Reduce The Gap Before You Borrow

  • Confirm your school’s cost of attendance and cut optional costs.
  • Ask the financial aid office about tuition payment plans.
  • Apply for scholarships tied to your major, employer, or local groups.
  • Choose work hours that fit your course load.

Strengthen Your Profile If Time Allows

Small habits help: pay on time, keep card balances low, and avoid a burst of new credit applications right before you apply for a private loan. If you’re rebuilding credit, start early so changes have time to show up in reports.

Do Student Loans Need A Cosigner For Private Lenders In 2026?
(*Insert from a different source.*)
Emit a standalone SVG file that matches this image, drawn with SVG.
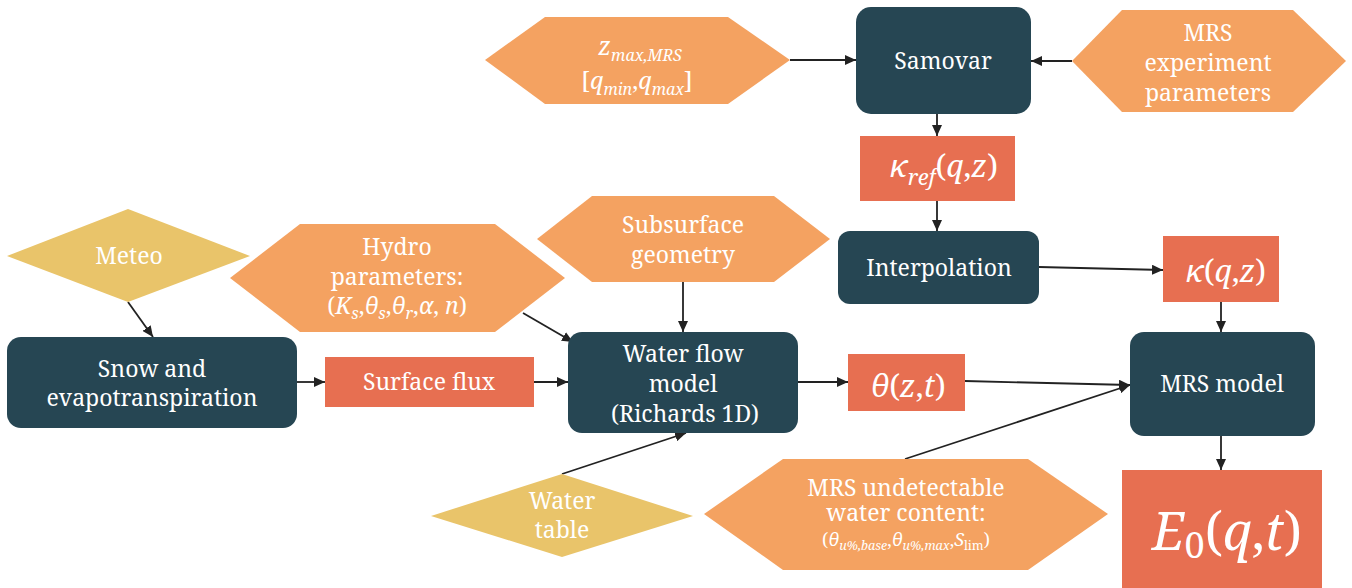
<svg xmlns="http://www.w3.org/2000/svg" width="1352" height="588" viewBox="0 0 1352 588">
<style>
.proc{fill:#264653}
.data{fill:#E76F51}
.param{fill:#F4A261}
.ext{fill:#E9C46A}
.t{font-family:Noto Serif,serif;font-size:23px;fill:#ffffff;text-anchor:middle}
.m{font-family:Noto Serif,serif;font-style:italic;fill:#ffffff;text-anchor:middle}
.up{font-style:normal}
.c{stroke:#222222;stroke-width:1.8;fill:none;marker-end:url(#ah)}
</style>
<defs>
<marker id="ah" markerUnits="userSpaceOnUse" markerWidth="11" markerHeight="10" refX="11" refY="5" orient="auto">
<path d="M0,0 L11,5 L0,10 z" fill="#222222"/>
</marker>
</defs>
<rect width="1352" height="588" fill="#ffffff"/>
<g id="connectors">
<line class="c" x1="790" y1="60" x2="856" y2="60"/>
<line class="c" x1="1072" y1="61" x2="1031" y2="61"/>
<line class="c" x1="937" y1="114" x2="937" y2="136"/>
<line class="c" x1="937" y1="201" x2="937" y2="231"/>
<line class="c" x1="1039" y1="267" x2="1163" y2="270"/>
<line class="c" x1="1221" y1="302" x2="1221" y2="332"/>
<line class="c" x1="1221" y1="436" x2="1221" y2="470"/>
<line class="c" x1="128" y1="302" x2="153" y2="337"/>
<line class="c" x1="297" y1="382" x2="325" y2="382"/>
<line class="c" x1="534" y1="382" x2="568" y2="382"/>
<line class="c" x1="523" y1="313" x2="573" y2="342"/>
<line class="c" x1="683" y1="282" x2="683" y2="332"/>
<line class="c" x1="562" y1="474" x2="686" y2="433"/>
<line class="c" x1="798" y1="382" x2="848" y2="382"/>
<line class="c" x1="965" y1="381" x2="1130" y2="385"/>
<line class="c" x1="905" y1="459" x2="1130" y2="385"/>
</g>
<g id="zmax">
<polygon class="param" points="485,60 545,17 728,17 790,60 728,104 545,104"/>
<text class="m" x="640" y="55" font-size="25">z<tspan font-size="16" dy="6">max,MRS</tspan></text>
<text class="m" x="637" y="89" font-size="24"><tspan class="up">[</tspan>q<tspan font-size="16" dy="6">min</tspan><tspan class="up" dy="-6">,</tspan>q<tspan font-size="16" dy="6">max</tspan><tspan class="up" dy="-6">]</tspan></text>
</g>
<g id="samovar">
<rect class="proc" x="856" y="7" width="175" height="107" rx="15"/>
<text class="t" x="943" y="69">Samovar</text>
</g>
<g id="mrsexp">
<polygon class="param" points="1072,61 1122,10 1293,10 1346,61 1293,112 1122,112"/>
<text class="t" x="1208" y="41">MRS</text>
<text class="t" x="1208" y="71">experiment</text>
<text class="t" x="1208" y="101">parameters</text>
</g>
<g id="kref">
<rect class="data" x="860" y="136" width="155" height="65"/>
<text class="m" x="944" y="177" font-size="31">κ<tspan font-size="22" dy="8">ref</tspan><tspan class="up" dy="-8">(</tspan>q<tspan class="up">,</tspan>z<tspan class="up">)</tspan></text>
</g>
<g id="interp">
<rect class="proc" x="838" y="231" width="201" height="73" rx="12"/>
<text class="t" x="939" y="276">Interpolation</text>
</g>
<g id="kappa">
<rect class="data" x="1163" y="236" width="116" height="66"/>
<text class="m" x="1226" y="282" font-size="31">κ<tspan class="up">(</tspan>q<tspan class="up">,</tspan>z<tspan class="up">)</tspan></text>
</g>
<g id="meteo">
<polygon class="ext" points="7,256 128,209 250,256 128,302"/>
<text class="t" x="129" y="264">Meteo</text>
</g>
<g id="hydro">
<polygon class="param" points="230,278 300,224 495,224 565,278 495,332 300,332"/>
<text class="t" x="397" y="255">Hydro</text>
<text class="t" x="397" y="285">parameters:</text>
<text class="m" x="397" y="314" font-size="23"><tspan class="up">(</tspan>K<tspan font-size="16" dy="5">s</tspan><tspan class="up" dy="-5">,</tspan>θ<tspan font-size="16" dy="5">s</tspan><tspan class="up" dy="-5">,</tspan>θ<tspan font-size="16" dy="5">r</tspan><tspan class="up" dy="-5">,</tspan>α<tspan class="up">, </tspan>n<tspan class="up">)</tspan></text>
</g>
<g id="subsurface">
<polygon class="param" points="537,239 592,196 774,196 830,239 774,282 592,282"/>
<text class="t" x="683" y="233">Subsurface</text>
<text class="t" x="683" y="263">geometry</text>
</g>
<g id="snow">
<rect class="proc" x="7" y="337" width="290" height="91" rx="14"/>
<text class="t" x="152" y="377">Snow and</text>
<text class="t" x="152" y="406">evapotranspiration</text>
</g>
<g id="surfaceflux">
<rect class="data" x="325" y="357" width="209" height="50"/>
<text class="t" x="429" y="390">Surface flux</text>
</g>
<g id="waterflow">
<rect class="proc" x="568" y="332" width="230" height="101" rx="14"/>
<text class="t" x="683" y="362">Water flow</text>
<text class="t" x="683" y="392">model</text>
<text class="t" x="685" y="422">(Richards 1D)</text>
</g>
<g id="theta">
<rect class="data" x="848" y="354" width="117" height="57"/>
<text class="m" x="908" y="397" font-size="31">θ<tspan class="up">(</tspan>z<tspan class="up">,</tspan>t<tspan class="up">)</tspan></text>
</g>
<g id="mrsmodel">
<rect class="proc" x="1130" y="332" width="185" height="104" rx="14"/>
<text class="t" x="1222" y="392">MRS model</text>
</g>
<g id="watertable">
<polygon class="ext" points="431,516 562,474 693,516 562,557"/>
<text class="t" x="562" y="509">Water</text>
<text class="t" x="562" y="538">table</text>
</g>
<g id="undetect">
<polygon class="param" points="704,514 783,459 1028,459 1108,514 1028,570 783,570"/>
<text class="t" x="906" y="496" font-size="17.5">MRS undetectable</text>
<text class="t" x="906" y="521" font-size="17.5">water content:</text>
<text class="m" x="906" y="546" font-size="18"><tspan class="up">(</tspan>θ<tspan font-size="12.5" dy="4">u%,base</tspan><tspan class="up" dy="-4">,</tspan>θ<tspan font-size="12.5" dy="4">u%,max</tspan><tspan class="up" dy="-4">,</tspan>S<tspan class="up" font-size="12.5" dy="4">lim</tspan><tspan class="up" dy="-4">)</tspan></text>
</g>
<g id="e0">
<rect class="data" x="1122" y="470" width="200" height="118"/>
<text class="m" x="1227" y="550" font-size="52">E<tspan class="up" font-size="36" dy="8">0</tspan><tspan class="up" dy="-8">(</tspan>q<tspan class="up">,</tspan>t<tspan class="up">)</tspan></text>
</g>
</svg>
For many undergrads, yes, a cosigner is still common with private lenders. Some lenders advertise cosigner release after a run of on-time payments. The details matter, so read the lender’s written policy and the promissory note.

Ask for the exact checklist: how many payments, what counts as on-time, and whether the borrower must meet credit and income criteria at the time of release. If the criteria are vague, treat that as a warning sign.

How To Protect A Cosigner If You Use One

If someone cosigns for you, set up guardrails from day one.

Set Payment Systems That Cut Risk

  • Autopay: set it up early, then still check statements monthly.
  • Account visibility: if the lender allows it, give the cosigner a way to see payment status.
  • Buffer cash: even one month of payments set aside can prevent a late mark.

Plan For The Day You Remove The Cosigner

Most people don’t want a cosigner attached to a student loan forever. There are two common ways to end the obligation:

  1. Cosigner release: the original lender removes the cosigner after you meet its conditions.
  2. Refinancing: you replace the loan with a new one in your name only, if you qualify.

Cosigner release rules vary. Some lenders want a fixed number of consecutive on-time payments. Some also want proof of graduation, steady income, and a credit score that meets their threshold. Ask for the full list in writing and keep it with your loan documents.

Refinancing can be another route, yet it usually means a new credit review and new terms. Rates can be better or worse depending on market rates and your profile at the time. Also check whether refinancing changes benefits you care about, like hardship options or the ability to pause payments while you’re in school.

Know What “Late” Means Before It Happens

Before you sign, check how the lender defines a late payment, when a late fee applies, and when delinquency gets reported to credit bureaus. Then set reminders that are earlier than the due date. That tiny habit can protect both you and the cosigner.

Pick A Payment Split If Someone Else Helps

Some families split payments during school, then shift the full payment to the student after graduation. If you plan to do that, write down who pays what and when the switch happens. That keeps expectations clear and reduces awkward calls later.

Put Expectations On Paper

A simple one-page note can help: loan details, who pays, and what you’ll do if income drops. It keeps everyone on the same page without drama.

Cosigner Decision Checklist Before You Apply

Use this checklist as a final filter before you submit an application.

Checkpoint What To Verify Why It Matters
Borrow only what you need Match the loan to tuition and required costs for the term Lower balances reduce repayment stress
Know repayment timing In-school payment rules, grace period, first due date Early missed payments can damage both credit files
Read cosigner terms Release rules, notice options, default triggers Cosigner risk lives in the fine print
Set alerts and autopay Portal access, payment reminders, confirmation emails Many late payments start with missed notices
Pick an exit path Cosigner release timeline or refinance goal A clear target keeps both sides aligned

Answering The Core Question In One Line

No, not all student loans need a cosigner. Federal loans for students usually don’t. Many private loans do, and PLUS loans may require an endorser after an adverse credit result.